Second, strategically, note that it is not such a bad thing to
"confess" to a little bit of uncertainty. For example, suppose
for a question with four responses you put 10, 10, 10, 70; your
possible scores with the above scoring function (f(x) = 4 log(x) - 9)
are 0.2, 0.2, 0.2, 8.0. On the other hand, suppose you put 1, 1,
1, 97; then your possible scores are -9, -9, -9, 9.3. If you are
really, really confident that the fourth response is the right answer,
then the latter gives you an extra 1.3 points. On the other hand,
if you are only mostly sure that the fourth is the right response, and
have some reasonable uncertainty about the other responses, it is in
your interests to go with the former... you still expect to get
most of the points, but you protect yourself from what you have to
admit to yourself is a very real possibility that you might end up with a score of -9.
From a third point of view, there has to be a danger in indicating a
high confidence about one of the responses, otherwise there would be no
reason not to do it. That danger comes in the form of the low
scores associated to the low confidences you would have to
correspondingly put for the other responses.
Again -- it is all about being ACCURATE and HONEST in your
representation of your confidences, if you want to do what is in your
own best interests. Said differently -- strategize though you
might, the Lagrange calculation shows that you maximize your expected
number of points by representing your confidences ACCURATELY.
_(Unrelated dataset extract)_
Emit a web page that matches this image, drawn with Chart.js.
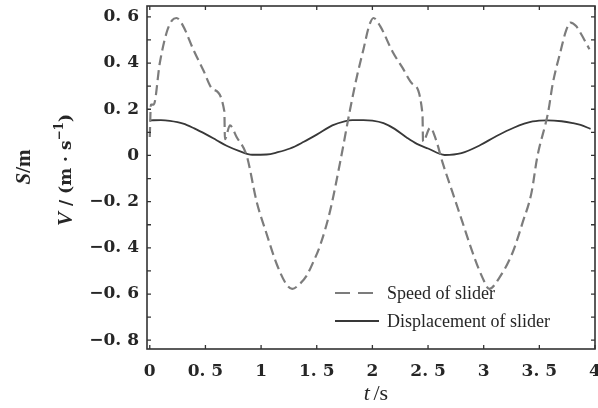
<!DOCTYPE html>
<html>
<head>
<meta charset="utf-8">
<script src="https://cdn.jsdelivr.net/npm/chart.js@4"></script>
<style>
  html, body { margin: 0; padding: 0; background: #ffffff; }
  #wrap { width: 598px; height: 408px; }
</style>
</head>
<body>
<div id="wrap"><canvas id="c" width="598" height="408"></canvas></div>
<script>
// ---- data ----
const speedT = [0, 0.01, 0.035, 0.09, 0.15, 0.2, 0.24, 0.3, 0.39, 0.48, 0.57, 0.67, 0.675, 0.72, 0.78, 0.87, 0.96, 1.05, 1.14, 1.23, 1.28, 1.35, 1.41, 1.47, 1.53, 1.62, 1.71, 1.8, 1.86, 1.92, 1.97, 2.01, 2.07, 2.18, 2.27, 2.36, 2.45, 2.455, 2.52, 2.57, 2.63, 2.72, 2.81, 2.9, 2.99, 3.05, 3.14, 3.26, 3.35, 3.43, 3.48, 3.58, 3.62, 3.69, 3.74, 3.78, 3.83, 3.87, 3.95];
const speed  = [0.08, 0.22, 0.22, 0.4, 0.53, 0.585, 0.595, 0.56, 0.46, 0.37, 0.285, 0.19, 0.07, 0.13, 0.08, 0.0, -0.2, -0.34, -0.47, -0.56, -0.578, -0.555, -0.52, -0.46, -0.39, -0.24, -0.03, 0.2, 0.34, 0.46, 0.56, 0.595, 0.56, 0.45, 0.38, 0.31, 0.18, 0.06, 0.12, 0.07, -0.03, -0.16, -0.29, -0.42, -0.53, -0.578, -0.53, -0.42, -0.29, -0.16, -0.01, 0.19, 0.31, 0.45, 0.54, 0.575, 0.56, 0.53, 0.46];

const dispT = [0, 0.1, 0.18, 0.3, 0.4, 0.51, 0.6, 0.69, 0.8, 0.92, 1.05, 1.15, 1.26, 1.38, 1.5, 1.64, 1.75, 1.82, 1.92, 2.0, 2.1, 2.2, 2.31, 2.4, 2.5, 2.65, 2.8, 2.97, 3.1, 3.27, 3.44, 3.57, 3.7, 3.8, 3.87, 3.96];
const disp  = [0.152, 0.153, 0.15, 0.138, 0.117, 0.09, 0.066, 0.042, 0.02, 0.003, 0.004, 0.014, 0.03, 0.058, 0.09, 0.13, 0.148, 0.153, 0.153, 0.151, 0.14, 0.115, 0.077, 0.05, 0.03, 0.002, 0.01, 0.045, 0.08, 0.12, 0.147, 0.152, 0.148, 0.14, 0.132, 0.115];

const seriesNames = ['Speed of slider', 'Displacement of slider'];
const xTicks = [0, 0.5, 1, 1.5, 2, 2.5, 3, 3.5, 4];
const yTicks = [-0.8, -0.6, -0.4, -0.2, 0, 0.2, 0.4, 0.6];
const yMinorTicks = [-0.8, -0.7, -0.6, -0.5, -0.4, -0.3, -0.2, -0.1, 0, 0.1, 0.2, 0.3, 0.4, 0.5, 0.6];
const xTitle = ['t', '/s'];
const yTitleS = ['S', '/m'];
const yTitleV = ['V', ' / (m · s', '−1', ')'];

// ---- helpers ----
function fmt(v) {
  if (Math.abs(v) < 1e-9) return '0';
  const s = Math.abs(v).toString().replace('.', '. ');
  return (v < 0 ? '−' : '') + s;
}
const pts = (xs, ys) => xs.map((x, i) => ({ x: x, y: ys[i] }));

const INK = '#262626';

function drawPieces(ctx, pieces, cx, cy, rotate) {
  ctx.save();
  ctx.translate(cx, cy);
  if (rotate) ctx.rotate(-Math.PI / 2);
  ctx.textBaseline = 'middle';
  ctx.fillStyle = INK;
  let total = 0;
  pieces.forEach(p => { ctx.font = p.font; total += ctx.measureText(p.text).width; });
  let x = -total / 2;
  pieces.forEach(p => {
    ctx.font = p.font;
    ctx.textAlign = 'left';
    ctx.fillText(p.text, x, p.dy || 0);
    x += ctx.measureText(p.text).width;
  });
  ctx.restore();
}

const decor = {
  id: 'decor',
  afterDatasetsDraw(chart) {
    const ctx = chart.ctx;
    const a = chart.chartArea;
    const xs = chart.scales.x, ys = chart.scales.y;
    ctx.save();
    // frame
    ctx.strokeStyle = '#333';
    ctx.lineWidth = 1.6;
    ctx.strokeRect(a.left, a.top, a.right - a.left, a.bottom - a.top);
    // inward ticks
    ctx.lineWidth = 1.3;
    ctx.beginPath();
    yMinorTicks.forEach(v => {
      const py = ys.getPixelForValue(v);
      ctx.moveTo(a.left, py); ctx.lineTo(a.left + 4, py);
      ctx.moveTo(a.right, py); ctx.lineTo(a.right - 4, py);
    });
    xTicks.forEach(v => {
      const px = xs.getPixelForValue(v);
      ctx.moveTo(px, a.bottom); ctx.lineTo(px, a.bottom - 4);
      ctx.moveTo(px, a.top); ctx.lineTo(px, a.top + 4);
    });
    ctx.stroke();

    // legend (inside plot, lower right)
    const ds = chart.data.datasets;
    const lx0 = 335, lx1 = 379, ly = [293, 321];
    ds.forEach((d, i) => {
      ctx.beginPath();
      ctx.strokeStyle = d.borderColor;
      ctx.lineWidth = d.borderWidth;
      ctx.setLineDash(i === 0 ? [15, 8] : []);
      ctx.moveTo(lx0, ly[i]); ctx.lineTo(lx1, ly[i]);
      ctx.stroke();
      ctx.setLineDash([]);
      ctx.fillStyle = INK;
      ctx.font = '18px "Liberation Serif"';
      ctx.textAlign = 'left';
      ctx.textBaseline = 'middle';
      ctx.fillText(d.label, 387, ly[i] + 1);
    });
    ctx.restore();

    // axis titles
    drawPieces(ctx, [
      { text: xTitle[0], font: 'italic 22px "Liberation Serif"' },
      { text: ' ', font: '14px "Liberation Serif"' },
      { text: xTitle[1], font: '22px "Liberation Serif"' }
    ], 376, 394, false);
    drawPieces(ctx, [
      { text: yTitleS[0], font: 'italic bold 21px "Liberation Serif"' },
      { text: yTitleS[1], font: 'bold 21px "Liberation Serif"' }
    ], 25, 167, true);
    drawPieces(ctx, [
      { text: yTitleV[0], font: 'italic bold 21px "Liberation Serif"' },
      { text: yTitleV[1], font: 'bold 17px "DejaVu Serif"' },
      { text: yTitleV[2], font: 'bold 12px "DejaVu Serif"', dy: -7 },
      { text: yTitleV[3], font: 'bold 17px "DejaVu Serif"' }
    ], 67, 170, true);
  }
};

new Chart(document.getElementById('c'), {
  type: 'line',
  data: {
    datasets: [
      {
        label: seriesNames[0],
        data: pts(speedT, speed),
        borderColor: '#7c7c7c',
        borderWidth: 2.2,
        borderDash: [10, 5],
        pointRadius: 0,
        fill: false,
        cubicInterpolationMode: 'monotone'
      },
      {
        label: seriesNames[1],
        data: pts(dispT, disp),
        borderColor: '#383838',
        borderWidth: 1.8,
        pointRadius: 0,
        fill: false,
        cubicInterpolationMode: 'monotone'
      }
    ]
  },
  options: {
    responsive: false,
    animation: false,
    layout: { padding: { top: 6, right: 3, left: 0, bottom: 0 } },
    plugins: { legend: { display: false }, tooltip: { enabled: false } },
    scales: {
      x: {
        type: 'linear',
        min: -0.025,
        max: 4,
        afterBuildTicks: s => { s.ticks = xTicks.map(v => ({ value: v })); },
        afterFit: s => { s.height = 59; s.paddingLeft = 0; s.paddingRight = 0; },
        grid: { display: false, drawTicks: false },
        border: { display: false },
        ticks: {
          padding: 12,
          color: INK,
          font: { family: '"DejaVu Serif"', size: 17, weight: 'bold' },
          callback: v => fmt(v),
          maxRotation: 0,
          autoSkip: false
        }
      },
      y: {
        type: 'linear',
        min: -0.838,
        max: 0.647,
        afterBuildTicks: s => { s.ticks = yTicks.map(v => ({ value: v })); },
        afterFit: s => { s.width = 147; s.paddingTop = 0; s.paddingBottom = 0; },
        grid: { display: false, drawTicks: false },
        border: { display: false },
        ticks: {
          padding: 8,
          color: INK,
          font: { family: '"DejaVu Serif"', size: 17, weight: 'bold' },
          callback: v => fmt(v),
          autoSkip: false
        }
      }
    }
  },
  plugins: [decor]
});
</script>
</body>
</html>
- Regular multiple choice problems are loaded with randomness,
because a student with some knowledge but some uncertainty takes a risk
by choosing only a single answer. These log confidence problems
remove that randomness by allowing students to distribute their
confidence appropriately. But -- if you do not represent your
confidence accurately, you re-introduce that randomness, in addition to
lowering your expected number of points. If you make this choice, then you must live with the consequences.